• _Data_
'''

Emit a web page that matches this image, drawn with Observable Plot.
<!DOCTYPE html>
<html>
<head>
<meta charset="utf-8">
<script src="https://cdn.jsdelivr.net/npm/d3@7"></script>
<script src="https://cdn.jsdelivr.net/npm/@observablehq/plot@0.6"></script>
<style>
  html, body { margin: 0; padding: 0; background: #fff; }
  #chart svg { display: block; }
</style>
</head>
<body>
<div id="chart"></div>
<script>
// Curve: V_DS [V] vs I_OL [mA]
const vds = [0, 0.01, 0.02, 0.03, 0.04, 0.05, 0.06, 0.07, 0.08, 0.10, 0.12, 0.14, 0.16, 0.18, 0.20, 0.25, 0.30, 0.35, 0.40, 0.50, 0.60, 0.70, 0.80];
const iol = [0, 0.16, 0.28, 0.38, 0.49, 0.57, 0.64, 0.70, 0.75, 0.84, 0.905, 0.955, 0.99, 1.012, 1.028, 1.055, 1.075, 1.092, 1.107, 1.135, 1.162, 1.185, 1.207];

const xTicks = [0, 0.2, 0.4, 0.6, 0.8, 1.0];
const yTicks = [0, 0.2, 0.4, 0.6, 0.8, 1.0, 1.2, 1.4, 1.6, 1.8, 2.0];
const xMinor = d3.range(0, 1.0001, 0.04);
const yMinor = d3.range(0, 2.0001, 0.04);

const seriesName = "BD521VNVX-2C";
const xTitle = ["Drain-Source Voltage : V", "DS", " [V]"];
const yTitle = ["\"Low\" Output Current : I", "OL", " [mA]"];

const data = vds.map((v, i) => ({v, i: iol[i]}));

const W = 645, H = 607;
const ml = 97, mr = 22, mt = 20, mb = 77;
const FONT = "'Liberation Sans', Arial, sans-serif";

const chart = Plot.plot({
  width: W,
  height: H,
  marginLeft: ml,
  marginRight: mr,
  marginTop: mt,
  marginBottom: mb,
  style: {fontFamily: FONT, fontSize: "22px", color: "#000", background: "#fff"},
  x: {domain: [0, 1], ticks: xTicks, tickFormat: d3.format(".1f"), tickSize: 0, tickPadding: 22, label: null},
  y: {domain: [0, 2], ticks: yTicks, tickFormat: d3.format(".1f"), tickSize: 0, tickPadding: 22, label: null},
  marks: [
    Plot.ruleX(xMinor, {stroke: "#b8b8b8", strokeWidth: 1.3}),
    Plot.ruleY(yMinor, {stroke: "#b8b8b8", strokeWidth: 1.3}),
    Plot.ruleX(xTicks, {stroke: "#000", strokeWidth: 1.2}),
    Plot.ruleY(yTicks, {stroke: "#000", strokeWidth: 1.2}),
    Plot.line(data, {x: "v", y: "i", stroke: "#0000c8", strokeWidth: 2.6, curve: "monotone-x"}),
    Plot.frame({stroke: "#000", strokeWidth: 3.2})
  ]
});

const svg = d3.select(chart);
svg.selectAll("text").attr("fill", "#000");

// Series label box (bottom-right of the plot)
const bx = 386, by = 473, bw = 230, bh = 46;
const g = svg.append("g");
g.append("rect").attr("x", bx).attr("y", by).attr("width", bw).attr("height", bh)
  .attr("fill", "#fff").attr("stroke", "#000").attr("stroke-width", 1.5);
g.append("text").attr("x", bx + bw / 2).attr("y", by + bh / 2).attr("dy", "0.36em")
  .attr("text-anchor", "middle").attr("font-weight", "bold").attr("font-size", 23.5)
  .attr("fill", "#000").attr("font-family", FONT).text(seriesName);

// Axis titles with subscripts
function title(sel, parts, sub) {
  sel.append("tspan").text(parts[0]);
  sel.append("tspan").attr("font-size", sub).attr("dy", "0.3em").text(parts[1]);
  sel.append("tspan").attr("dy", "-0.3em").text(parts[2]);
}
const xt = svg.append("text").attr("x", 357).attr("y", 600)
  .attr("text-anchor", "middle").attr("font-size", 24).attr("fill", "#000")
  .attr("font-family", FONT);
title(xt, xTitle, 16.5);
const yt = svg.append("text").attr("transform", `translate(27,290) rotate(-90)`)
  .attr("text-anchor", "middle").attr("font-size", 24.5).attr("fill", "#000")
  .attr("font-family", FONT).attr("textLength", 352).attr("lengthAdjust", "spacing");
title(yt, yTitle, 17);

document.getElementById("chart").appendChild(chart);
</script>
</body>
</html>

'''

• _Task brief_
Transcribe the data. Leave every line exactly as it is.

• _Exercise solution_
Emit a web page that matches this image, drawn with Observable Plot.
<!DOCTYPE html>
<html>
<head>
<meta charset="utf-8">
<script src="https://cdn.jsdelivr.net/npm/d3@7"></script>
<script src="https://cdn.jsdelivr.net/npm/@observablehq/plot@0.6"></script>
<style>
  html, body { margin: 0; padding: 0; background: #fff; }
  #chart svg { display: block; }
</style>
</head>
<body>
<div id="chart"></div>
<script>
// Curve: V_DS [V] vs I_OL [mA]
const vds = [0, 0.01, 0.02, 0.03, 0.04, 0.05, 0.06, 0.07, 0.08, 0.10, 0.12, 0.14, 0.16, 0.18, 0.20, 0.25, 0.30, 0.35, 0.40, 0.50, 0.60, 0.70, 0.80];
const iol = [0, 0.16, 0.28, 0.38, 0.49, 0.57, 0.64, 0.70, 0.75, 0.84, 0.905, 0.955, 0.99, 1.012, 1.028, 1.055, 1.075, 1.092, 1.107, 1.135, 1.162, 1.185, 1.207];

const xTicks = [0, 0.2, 0.4, 0.6, 0.8, 1.0];
const yTicks = [0, 0.2, 0.4, 0.6, 0.8, 1.0, 1.2, 1.4, 1.6, 1.8, 2.0];
const xMinor = d3.range(0, 1.0001, 0.04);
const yMinor = d3.range(0, 2.0001, 0.04);

const seriesName = "BD521VNVX-2C";
const xTitle = ["Drain-Source Voltage : V", "DS", " [V]"];
const yTitle = ["\"Low\" Output Current : I", "OL", " [mA]"];

const data = vds.map((v, i) => ({v, i: iol[i]}));

const W = 645, H = 607;
const ml = 97, mr = 22, mt = 20, mb = 77;
const FONT = "'Liberation Sans', Arial, sans-serif";

const chart = Plot.plot({
  width: W,
  height: H,
  marginLeft: ml,
  marginRight: mr,
  marginTop: mt,
  marginBottom: mb,
  style: {fontFamily: FONT, fontSize: "22px", color: "#000", background: "#fff"},
  x: {domain: [0, 1], ticks: xTicks, tickFormat: d3.format(".1f"), tickSize: 0, tickPadding: 22, label: null},
  y: {domain: [0, 2], ticks: yTicks, tickFormat: d3.format(".1f"), tickSize: 0, tickPadding: 22, label: null},
  marks: [
    Plot.ruleX(xMinor, {stroke: "#b8b8b8", strokeWidth: 1.3}),
    Plot.ruleY(yMinor, {stroke: "#b8b8b8", strokeWidth: 1.3}),
    Plot.ruleX(xTicks, {stroke: "#000", strokeWidth: 1.2}),
    Plot.ruleY(yTicks, {stroke: "#000", strokeWidth: 1.2}),
    Plot.line(data, {x: "v", y: "i", stroke: "#0000c8", strokeWidth: 2.6, curve: "monotone-x"}),
    Plot.frame({stroke: "#000", strokeWidth: 3.2})
  ]
});

const svg = d3.select(chart);
svg.selectAll("text").attr("fill", "#000");

// Series label box (bottom-right of the plot)
const bx = 386, by = 473, bw = 230, bh = 46;
const g = svg.append("g");
g.append("rect").attr("x", bx).attr("y", by).attr("width", bw).attr("height", bh)
  .attr("fill", "#fff").attr("stroke", "#000").attr("stroke-width", 1.5);
g.append("text").attr("x", bx + bw / 2).attr("y", by + bh / 2).attr("dy", "0.36em")
  .attr("text-anchor", "middle").attr("font-weight", "bold").attr("font-size", 23.5)
  .attr("fill", "#000").attr("font-family", FONT).text(seriesName);

// Axis titles with subscripts
function title(sel, parts, sub) {
  sel.append("tspan").text(parts[0]);
  sel.append("tspan").attr("font-size", sub).attr("dy", "0.3em").text(parts[1]);
  sel.append("tspan").attr("dy", "-0.3em").text(parts[2]);
}
const xt = svg.append("text").attr("x", 357).attr("y", 600)
  .attr("text-anchor", "middle").attr("font-size", 24).attr("fill", "#000")
  .attr("font-family", FONT);
title(xt, xTitle, 16.5);
const yt = svg.append("text").attr("transform", `translate(27,290) rotate(-90)`)
  .attr("text-anchor", "middle").attr("font-size", 24.5).attr("fill", "#000")
  .attr("font-family", FONT).attr("textLength", 352).attr("lengthAdjust", "spacing");
title(yt, yTitle, 17);

document.getElementById("chart").appendChild(chart);
</script>
</body>
</html>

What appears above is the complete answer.